All of the lines below are to be printed again exactly; images are excluded from the output.

-- -- --

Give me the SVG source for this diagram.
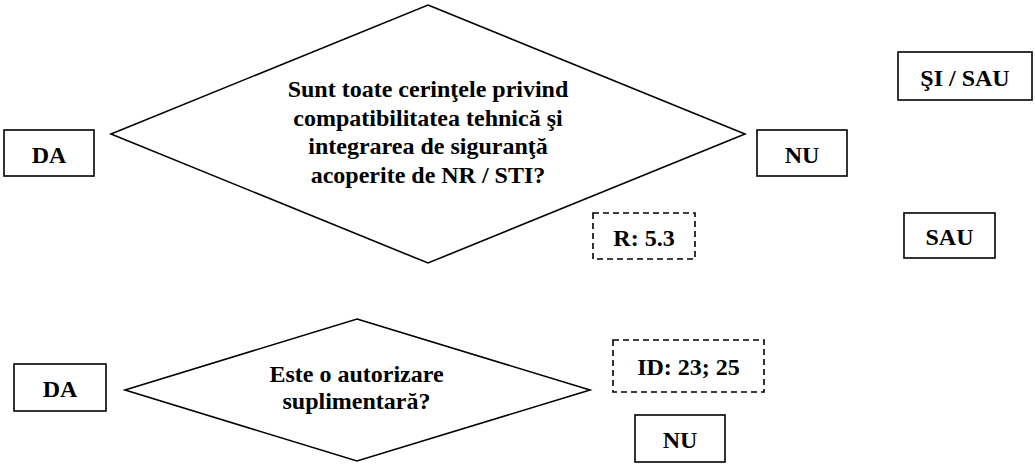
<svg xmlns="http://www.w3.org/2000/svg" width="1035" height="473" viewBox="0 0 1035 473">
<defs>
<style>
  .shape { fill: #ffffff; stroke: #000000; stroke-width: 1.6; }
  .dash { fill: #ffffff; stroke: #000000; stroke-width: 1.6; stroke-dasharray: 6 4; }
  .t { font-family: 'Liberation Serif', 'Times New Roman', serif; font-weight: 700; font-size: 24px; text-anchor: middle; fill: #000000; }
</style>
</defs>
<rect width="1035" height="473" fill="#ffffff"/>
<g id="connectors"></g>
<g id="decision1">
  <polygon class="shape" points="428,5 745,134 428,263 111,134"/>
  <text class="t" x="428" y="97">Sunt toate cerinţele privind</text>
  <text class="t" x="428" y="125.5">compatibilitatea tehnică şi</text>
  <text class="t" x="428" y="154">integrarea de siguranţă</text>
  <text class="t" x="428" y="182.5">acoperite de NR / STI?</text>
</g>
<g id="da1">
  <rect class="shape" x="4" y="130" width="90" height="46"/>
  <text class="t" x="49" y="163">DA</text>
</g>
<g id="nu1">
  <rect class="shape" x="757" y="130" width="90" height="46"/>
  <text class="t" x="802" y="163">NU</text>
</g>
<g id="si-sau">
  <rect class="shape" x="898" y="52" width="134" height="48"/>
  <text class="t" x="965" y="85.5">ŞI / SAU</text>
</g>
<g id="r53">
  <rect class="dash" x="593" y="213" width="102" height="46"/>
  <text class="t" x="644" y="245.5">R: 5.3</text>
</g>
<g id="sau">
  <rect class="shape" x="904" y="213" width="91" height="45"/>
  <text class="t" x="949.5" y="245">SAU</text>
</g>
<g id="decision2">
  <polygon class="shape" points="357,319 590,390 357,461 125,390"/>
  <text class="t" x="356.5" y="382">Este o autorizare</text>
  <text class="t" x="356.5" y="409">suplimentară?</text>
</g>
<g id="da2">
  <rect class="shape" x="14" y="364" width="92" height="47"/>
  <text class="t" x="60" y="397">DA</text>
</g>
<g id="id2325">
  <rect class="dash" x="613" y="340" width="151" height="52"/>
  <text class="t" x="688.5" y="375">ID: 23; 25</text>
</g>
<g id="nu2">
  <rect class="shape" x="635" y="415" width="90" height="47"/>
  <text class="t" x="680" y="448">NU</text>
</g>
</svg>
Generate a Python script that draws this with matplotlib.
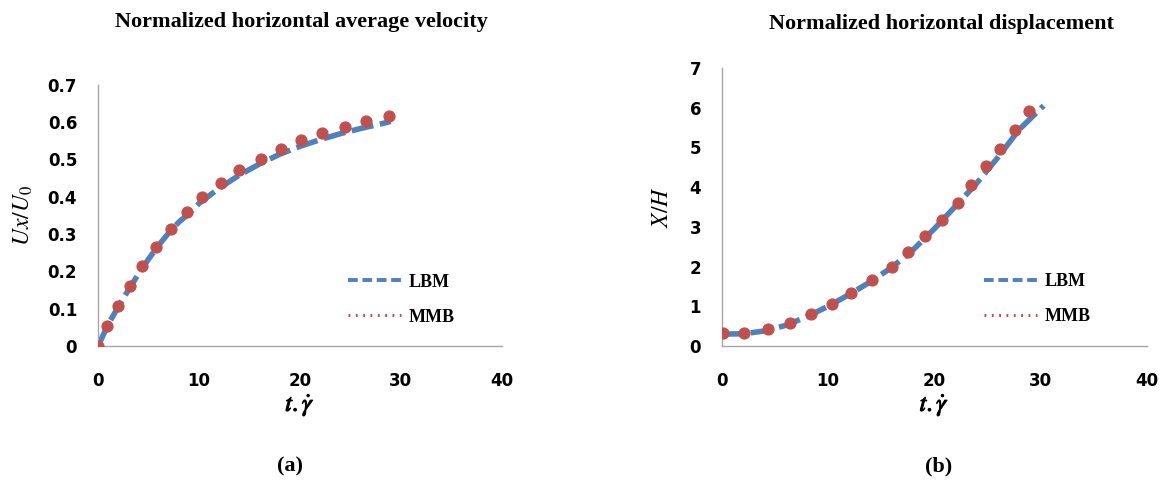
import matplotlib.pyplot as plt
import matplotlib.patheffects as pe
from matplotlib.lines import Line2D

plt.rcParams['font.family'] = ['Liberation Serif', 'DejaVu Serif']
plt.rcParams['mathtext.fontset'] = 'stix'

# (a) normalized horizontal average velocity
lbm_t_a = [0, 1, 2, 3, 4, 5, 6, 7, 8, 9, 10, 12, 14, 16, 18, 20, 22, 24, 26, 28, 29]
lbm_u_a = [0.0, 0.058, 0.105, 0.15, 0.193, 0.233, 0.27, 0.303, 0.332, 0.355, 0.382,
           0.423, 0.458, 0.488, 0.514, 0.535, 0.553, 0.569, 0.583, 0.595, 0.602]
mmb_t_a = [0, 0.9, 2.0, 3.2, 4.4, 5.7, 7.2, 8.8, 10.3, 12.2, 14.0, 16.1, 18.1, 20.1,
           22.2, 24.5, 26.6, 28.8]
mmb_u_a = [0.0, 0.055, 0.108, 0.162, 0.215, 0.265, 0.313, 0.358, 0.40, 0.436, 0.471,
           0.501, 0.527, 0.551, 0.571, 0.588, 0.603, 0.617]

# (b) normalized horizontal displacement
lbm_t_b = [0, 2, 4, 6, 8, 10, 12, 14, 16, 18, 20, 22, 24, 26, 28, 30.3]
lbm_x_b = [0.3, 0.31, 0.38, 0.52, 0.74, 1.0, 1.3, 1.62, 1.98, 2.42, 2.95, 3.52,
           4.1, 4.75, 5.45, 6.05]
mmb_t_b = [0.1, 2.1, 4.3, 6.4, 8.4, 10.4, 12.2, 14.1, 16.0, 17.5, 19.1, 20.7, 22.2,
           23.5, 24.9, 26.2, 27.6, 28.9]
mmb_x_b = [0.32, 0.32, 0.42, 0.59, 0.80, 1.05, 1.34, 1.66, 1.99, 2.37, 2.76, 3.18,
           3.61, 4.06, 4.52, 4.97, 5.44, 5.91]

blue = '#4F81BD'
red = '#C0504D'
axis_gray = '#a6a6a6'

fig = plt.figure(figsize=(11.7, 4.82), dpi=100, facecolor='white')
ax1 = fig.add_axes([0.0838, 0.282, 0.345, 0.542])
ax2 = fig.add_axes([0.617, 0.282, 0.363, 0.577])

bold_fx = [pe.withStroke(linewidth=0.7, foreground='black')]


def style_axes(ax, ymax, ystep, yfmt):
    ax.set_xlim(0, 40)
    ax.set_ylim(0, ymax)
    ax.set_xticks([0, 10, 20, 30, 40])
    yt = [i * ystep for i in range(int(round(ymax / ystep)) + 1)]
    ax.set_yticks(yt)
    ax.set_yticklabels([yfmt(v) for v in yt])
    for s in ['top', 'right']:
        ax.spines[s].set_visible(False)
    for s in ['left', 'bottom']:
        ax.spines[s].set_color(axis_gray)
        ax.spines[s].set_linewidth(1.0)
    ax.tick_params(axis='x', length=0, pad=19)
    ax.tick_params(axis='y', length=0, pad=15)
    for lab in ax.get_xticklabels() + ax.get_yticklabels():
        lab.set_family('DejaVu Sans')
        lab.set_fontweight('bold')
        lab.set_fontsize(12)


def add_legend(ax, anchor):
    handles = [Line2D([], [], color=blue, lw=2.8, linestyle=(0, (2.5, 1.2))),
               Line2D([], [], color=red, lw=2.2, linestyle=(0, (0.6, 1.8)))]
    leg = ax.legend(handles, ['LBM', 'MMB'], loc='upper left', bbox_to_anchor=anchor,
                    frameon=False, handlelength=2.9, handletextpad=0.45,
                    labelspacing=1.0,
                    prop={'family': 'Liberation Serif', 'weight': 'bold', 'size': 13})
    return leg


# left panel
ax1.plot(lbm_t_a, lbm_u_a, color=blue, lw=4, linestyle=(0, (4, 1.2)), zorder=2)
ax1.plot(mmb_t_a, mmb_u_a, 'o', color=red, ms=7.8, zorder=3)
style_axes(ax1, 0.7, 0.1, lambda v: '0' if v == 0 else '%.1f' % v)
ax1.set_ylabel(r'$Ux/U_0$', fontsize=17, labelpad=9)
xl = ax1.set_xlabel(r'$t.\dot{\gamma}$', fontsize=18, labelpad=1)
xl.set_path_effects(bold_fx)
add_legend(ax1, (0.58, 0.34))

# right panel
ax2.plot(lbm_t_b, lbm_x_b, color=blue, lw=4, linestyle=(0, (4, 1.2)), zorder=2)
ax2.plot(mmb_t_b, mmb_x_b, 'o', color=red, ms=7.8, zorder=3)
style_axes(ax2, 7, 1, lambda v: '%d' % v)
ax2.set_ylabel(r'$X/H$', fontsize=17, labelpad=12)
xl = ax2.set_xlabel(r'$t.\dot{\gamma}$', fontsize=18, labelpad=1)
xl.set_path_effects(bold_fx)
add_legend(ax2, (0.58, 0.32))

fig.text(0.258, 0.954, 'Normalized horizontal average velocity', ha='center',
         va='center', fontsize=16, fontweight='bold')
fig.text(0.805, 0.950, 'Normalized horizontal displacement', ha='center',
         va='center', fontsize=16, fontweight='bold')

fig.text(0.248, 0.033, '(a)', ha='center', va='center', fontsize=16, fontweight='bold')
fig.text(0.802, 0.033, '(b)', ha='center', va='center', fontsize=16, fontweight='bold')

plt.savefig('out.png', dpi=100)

-- -- --

• **Exercise result**:
Give me the SVG source for this diagram.
<svg xmlns="http://www.w3.org/2000/svg" width="1035" height="473" viewBox="0 0 1035 473">
<defs>
<style>
  .shape { fill: #ffffff; stroke: #000000; stroke-width: 1.6; }
  .dash { fill: #ffffff; stroke: #000000; stroke-width: 1.6; stroke-dasharray: 6 4; }
  .t { font-family: 'Liberation Serif', 'Times New Roman', serif; font-weight: 700; font-size: 24px; text-anchor: middle; fill: #000000; }
</style>
</defs>
<rect width="1035" height="473" fill="#ffffff"/>
<g id="connectors"></g>
<g id="decision1">
  <polygon class="shape" points="428,5 745,134 428,263 111,134"/>
  <text class="t" x="428" y="97">Sunt toate cerinţele privind</text>
  <text class="t" x="428" y="125.5">compatibilitatea tehnică şi</text>
  <text class="t" x="428" y="154">integrarea de siguranţă</text>
  <text class="t" x="428" y="182.5">acoperite de NR / STI?</text>
</g>
<g id="da1">
  <rect class="shape" x="4" y="130" width="90" height="46"/>
  <text class="t" x="49" y="163">DA</text>
</g>
<g id="nu1">
  <rect class="shape" x="757" y="130" width="90" height="46"/>
  <text class="t" x="802" y="163">NU</text>
</g>
<g id="si-sau">
  <rect class="shape" x="898" y="52" width="134" height="48"/>
  <text class="t" x="965" y="85.5">ŞI / SAU</text>
</g>
<g id="r53">
  <rect class="dash" x="593" y="213" width="102" height="46"/>
  <text class="t" x="644" y="245.5">R: 5.3</text>
</g>
<g id="sau">
  <rect class="shape" x="904" y="213" width="91" height="45"/>
  <text class="t" x="949.5" y="245">SAU</text>
</g>
<g id="decision2">
  <polygon class="shape" points="357,319 590,390 357,461 125,390"/>
  <text class="t" x="356.5" y="382">Este o autorizare</text>
  <text class="t" x="356.5" y="409">suplimentară?</text>
</g>
<g id="da2">
  <rect class="shape" x="14" y="364" width="92" height="47"/>
  <text class="t" x="60" y="397">DA</text>
</g>
<g id="id2325">
  <rect class="dash" x="613" y="340" width="151" height="52"/>
  <text class="t" x="688.5" y="375">ID: 23; 25</text>
</g>
<g id="nu2">
  <rect class="shape" x="635" y="415" width="90" height="47"/>
  <text class="t" x="680" y="448">NU</text>
</g>
</svg>
Generate a Python script that draws this with matplotlib.
import matplotlib.pyplot as plt
import matplotlib.patheffects as pe
from matplotlib.lines import Line2D

plt.rcParams['font.family'] = ['Liberation Serif', 'DejaVu Serif']
plt.rcParams['mathtext.fontset'] = 'stix'

# (a) normalized horizontal average velocity
lbm_t_a = [0, 1, 2, 3, 4, 5, 6, 7, 8, 9, 10, 12, 14, 16, 18, 20, 22, 24, 26, 28, 29]
lbm_u_a = [0.0, 0.058, 0.105, 0.15, 0.193, 0.233, 0.27, 0.303, 0.332, 0.355, 0.382,
           0.423, 0.458, 0.488, 0.514, 0.535, 0.553, 0.569, 0.583, 0.595, 0.602]
mmb_t_a = [0, 0.9, 2.0, 3.2, 4.4, 5.7, 7.2, 8.8, 10.3, 12.2, 14.0, 16.1, 18.1, 20.1,
           22.2, 24.5, 26.6, 28.8]
mmb_u_a = [0.0, 0.055, 0.108, 0.162, 0.215, 0.265, 0.313, 0.358, 0.40, 0.436, 0.471,
           0.501, 0.527, 0.551, 0.571, 0.588, 0.603, 0.617]

# (b) normalized horizontal displacement
lbm_t_b = [0, 2, 4, 6, 8, 10, 12, 14, 16, 18, 20, 22, 24, 26, 28, 30.3]
lbm_x_b = [0.3, 0.31, 0.38, 0.52, 0.74, 1.0, 1.3, 1.62, 1.98, 2.42, 2.95, 3.52,
           4.1, 4.75, 5.45, 6.05]
mmb_t_b = [0.1, 2.1, 4.3, 6.4, 8.4, 10.4, 12.2, 14.1, 16.0, 17.5, 19.1, 20.7, 22.2,
           23.5, 24.9, 26.2, 27.6, 28.9]
mmb_x_b = [0.32, 0.32, 0.42, 0.59, 0.80, 1.05, 1.34, 1.66, 1.99, 2.37, 2.76, 3.18,
           3.61, 4.06, 4.52, 4.97, 5.44, 5.91]

blue = '#4F81BD'
red = '#C0504D'
axis_gray = '#a6a6a6'

fig = plt.figure(figsize=(11.7, 4.82), dpi=100, facecolor='white')
ax1 = fig.add_axes([0.0838, 0.282, 0.345, 0.542])
ax2 = fig.add_axes([0.617, 0.282, 0.363, 0.577])

bold_fx = [pe.withStroke(linewidth=0.7, foreground='black')]


def style_axes(ax, ymax, ystep, yfmt):
    ax.set_xlim(0, 40)
    ax.set_ylim(0, ymax)
    ax.set_xticks([0, 10, 20, 30, 40])
    yt = [i * ystep for i in range(int(round(ymax / ystep)) + 1)]
    ax.set_yticks(yt)
    ax.set_yticklabels([yfmt(v) for v in yt])
    for s in ['top', 'right']:
        ax.spines[s].set_visible(False)
    for s in ['left', 'bottom']:
        ax.spines[s].set_color(axis_gray)
        ax.spines[s].set_linewidth(1.0)
    ax.tick_params(axis='x', length=0, pad=19)
    ax.tick_params(axis='y', length=0, pad=15)
    for lab in ax.get_xticklabels() + ax.get_yticklabels():
        lab.set_family('DejaVu Sans')
        lab.set_fontweight('bold')
        lab.set_fontsize(12)


def add_legend(ax, anchor):
    handles = [Line2D([], [], color=blue, lw=2.8, linestyle=(0, (2.5, 1.2))),
               Line2D([], [], color=red, lw=2.2, linestyle=(0, (0.6, 1.8)))]
    leg = ax.legend(handles, ['LBM', 'MMB'], loc='upper left', bbox_to_anchor=anchor,
                    frameon=False, handlelength=2.9, handletextpad=0.45,
                    labelspacing=1.0,
                    prop={'family': 'Liberation Serif', 'weight': 'bold', 'size': 13})
    return leg


# left panel
ax1.plot(lbm_t_a, lbm_u_a, color=blue, lw=4, linestyle=(0, (4, 1.2)), zorder=2)
ax1.plot(mmb_t_a, mmb_u_a, 'o', color=red, ms=7.8, zorder=3)
style_axes(ax1, 0.7, 0.1, lambda v: '0' if v == 0 else '%.1f' % v)
ax1.set_ylabel(r'$Ux/U_0$', fontsize=17, labelpad=9)
xl = ax1.set_xlabel(r'$t.\dot{\gamma}$', fontsize=18, labelpad=1)
xl.set_path_effects(bold_fx)
add_legend(ax1, (0.58, 0.34))

# right panel
ax2.plot(lbm_t_b, lbm_x_b, color=blue, lw=4, linestyle=(0, (4, 1.2)), zorder=2)
ax2.plot(mmb_t_b, mmb_x_b, 'o', color=red, ms=7.8, zorder=3)
style_axes(ax2, 7, 1, lambda v: '%d' % v)
ax2.set_ylabel(r'$X/H$', fontsize=17, labelpad=12)
xl = ax2.set_xlabel(r'$t.\dot{\gamma}$', fontsize=18, labelpad=1)
xl.set_path_effects(bold_fx)
add_legend(ax2, (0.58, 0.32))

fig.text(0.258, 0.954, 'Normalized horizontal average velocity', ha='center',
         va='center', fontsize=16, fontweight='bold')
fig.text(0.805, 0.950, 'Normalized horizontal displacement', ha='center',
         va='center', fontsize=16, fontweight='bold')

fig.text(0.248, 0.033, '(a)', ha='center', va='center', fontsize=16, fontweight='bold')
fig.text(0.802, 0.033, '(b)', ha='center', va='center', fontsize=16, fontweight='bold')

plt.savefig('out.png', dpi=100)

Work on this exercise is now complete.